Trump buys Saudi leader’s claim that he wasn’t involved in Jamal Khashoggi’s disappearance

Crown Prince Mohammed bin Salman said he had nothing to do with Khashoggi’s possible murder. That’s good enough for Trump.

Saudi Crown Prince Mohammed bin Salman knew of a plan to lure a prominent journalist and US resident to Saudi Arabia and detain him, according to US intelligence.

But the Saudi royal told President Donald Trump on Tuesday that he had no knowledge of what happened to Jamal Khashoggi, the journalist who has been missing for two weeks — and Trump believed him.

How do we know this? Trump just tweeted it.

“Just spoke with the Crown Prince of Saudi Arabia who totally denied any knowledge of what took place in their Turkish Consulate,” Trump wrote, referring to Saudi Arabia’s consulate in Istanbul where Khashoggi disappeared on October 2.

The crown prince (known as MBS) “told me that he has already started, and will rapidly expand, a full and complete investigation into this matter. Answers will be forthcoming shortly,” Trump added in a second, threaded tweet.

That’s a remarkable statement by the president. It comes just hours after Secretary of State Mike Pompeo, who Trump said was on the call, met with MBS and other Saudi leaders to discuss the Khashoggi situation.

But now it seems Trump will let Riyadh — and the man allegedly responsible for an operation that led to Khashoggi’s murder — sweep the issue under the rug.

These kinds of tweets are in keeping with Trump’s apparent unwillingness to pin Khashoggi’s disappearance on the Saudis, despite emerging evidence. CNN reported on Tuesday afternoon that a Turkish official said Khashoggi’s body was cut up into pieces inside the Saudi consulate.

Trump has repeatedly said he doesn’t want to take any actions that could imperil a litany of arms sales to Riyadh that could total $110 billion. What’s more, he’s implied he doesn’t want to put the weapons deal on the line because Khashoggi was only a US resident, not a citizen. And on Monday, he said that perhaps “rogue killers” were at fault — not the Saudi regime.

One State Department official familiar with the matter told me that Pompeo’s real goal in Riyadh on Tuesday was to deliver Trump’s message that the US doesn’t really want to punish the kingdom for the Khashoggi incident.

“Pompeo focuses on what the president wants,” the official told me on the condition of anonymity to discuss sensitive talks, “and they seem to want a way to climb down” from punishing the country.

“It’s a terrible signal to send, but they seem intent on plowing ahead,” the official continued.
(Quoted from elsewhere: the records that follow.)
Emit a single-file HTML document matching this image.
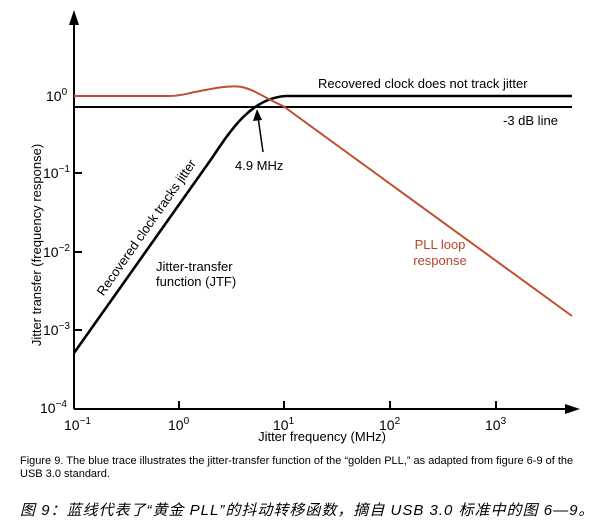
<!DOCTYPE html>
<html><head><meta charset="utf-8"><style>
body{margin:0;background:#fff;width:600px;height:522px;overflow:hidden}
svg{display:block}
</style></head><body>
<svg width="600" height="522" viewBox="0 0 600 522" font-family="Liberation Sans, sans-serif">
<!-- axes -->
<line x1="74" y1="409" x2="74" y2="22" stroke="#000" stroke-width="2"/>
<path d="M74,10 L69,25 L79,25 Z" fill="#000"/>
<line x1="74" y1="409" x2="566" y2="409" stroke="#000" stroke-width="2"/>
<path d="M580,409 L565,404 L565,414 Z" fill="#000"/>
<g stroke="#000" stroke-width="2">
<line x1="179" y1="409" x2="179" y2="401"/><line x1="284" y1="409" x2="284" y2="401"/>
<line x1="390" y1="409" x2="390" y2="401"/><line x1="496" y1="409" x2="496" y2="401"/>
<line x1="74" y1="173" x2="82" y2="173"/><line x1="74" y1="252" x2="82" y2="252"/>
<line x1="74" y1="330" x2="82" y2="330"/>
</g>
<g font-size="14" fill="#000">
<text x="46" y="101">10<tspan font-size="10" dy="-6">0</tspan></text>
<text x="43" y="178">10<tspan font-size="10" dy="-6">−1</tspan></text>
<text x="43" y="257">10<tspan font-size="10" dy="-6">−2</tspan></text>
<text x="43" y="335">10<tspan font-size="10" dy="-6">−3</tspan></text>
<text x="40" y="413">10<tspan font-size="10" dy="-6">−4</tspan></text>
<text x="64" y="430">10<tspan font-size="10" dy="-6">−1</tspan></text>
<text x="168" y="430">10<tspan font-size="10" dy="-6">0</tspan></text>
<text x="273" y="430">10<tspan font-size="10" dy="-6">1</tspan></text>
<text x="379" y="430">10<tspan font-size="10" dy="-6">2</tspan></text>
<text x="485" y="430">10<tspan font-size="10" dy="-6">3</tspan></text>
</g>
<g font-size="13" fill="#000">
<text x="322" y="441" text-anchor="middle">Jitter frequency (MHz)</text>
<text transform="translate(41,245) rotate(-90)" text-anchor="middle">Jitter transfer (frequency response)</text>
<text x="318" y="88">Recovered clock does not track jitter</text>
<text x="503" y="125">-3 dB line</text>
<text x="235" y="170">4.9 MHz</text>
<text x="156" y="271">Jitter-transfer</text>
<text x="156" y="286">function (JTF)</text>
<text transform="translate(150,230) rotate(-55)" text-anchor="middle">Recovered clock tracks jitter</text>
<text x="440" y="249" text-anchor="middle" fill="#b8452a">PLL loop</text>
<text x="440" y="265" text-anchor="middle" fill="#b8452a">response</text>
</g>
<!-- lines -->
<line x1="74" y1="107" x2="572" y2="107" stroke="#000" stroke-width="2"/>
<path d="M74,353 L212,158 C232,128 252,98 286,96 L572,96" fill="none" stroke="#000" stroke-width="2.6"/>
<path d="M74,96 L170,96 C180,96 185,94 195,92 C215,88 230,85 242,87 C255,90 265,98 283,106 L572,316" fill="none" stroke="#c0502f" stroke-width="2"/>
<line x1="263" y1="152" x2="258" y2="117" stroke="#000" stroke-width="1.5"/>
<path d="M257,109 L253,121 L262,120 Z" fill="#000"/>
<g font-size="11" fill="#000">
<text x="20" y="464">Figure 9. The blue trace illustrates the jitter-transfer function of the “golden PLL,” as adapted from figure 6-9 of the</text>
<text x="20" y="477">USB 3.0 standard.</text>
</g>
<text x="20" y="515" font-size="15" font-style="italic" fill="#000" letter-spacing="1" font-family="Liberation Sans, Noto Sans CJK SC, sans-serif">图 9：蓝线代表了“黄金 PLL”的抖动转移函数，摘自 USB 3.0 标准中的图 6—9。</text>
</svg>
</body></html>
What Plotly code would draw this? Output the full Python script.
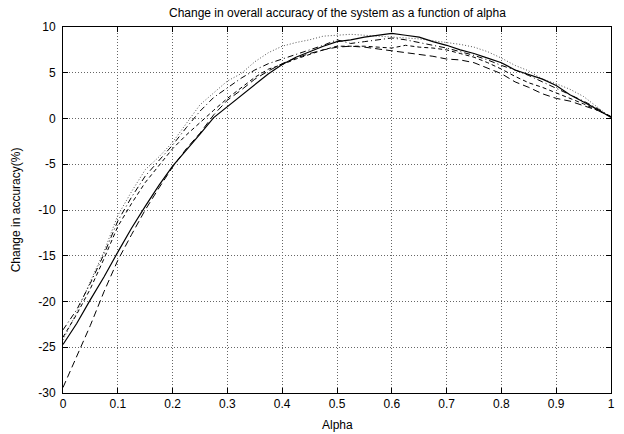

Trump is ignoring available evidence

The Washington Post’s Karen Attiah, who worked closely with Khashoggi, noted that much is already known about the Saudi threat to his life.

Indeed, US intelligence revealed by the Washington Post said that MBS ordered the operation to kidnap Khashoggi and bring him back to Saudi Arabia. That would make sense: MBS is the most powerful person in Riyadh and the subject of much of Khashoggi’s criticism. If anyone could authorize and pull off such a plan, it’s MBS.

And a publicly available State Department report on human rights from 2017 specifically mentions Khashoggi’s plight. The report used Khashoggi’s case to underscore how Saudi authorities “subjected journalists, writers, and bloggers to arrest, imprisonment, and harassment during the year.” The report continues:

In September well-known Saudi journalist Jamal Khashoggi said he moved to the United States in “self-exile” and “could face arrest upon returning home” due to his writing. He claimed his column in Saudi newspaper al-Hayat had been cancelled under political pressure. In 2016 authorities purportedly banned him from writing, appearing on television, and attending conferences as the result of remarks he made that were interpreted as criticizing the president of the United States, according to multiple media sources. Earlier, in July, authorities reportedly lifted the writing ban against him.

Trump, then, doesn’t need to listen to MBS. He just needs to read what his own government has written.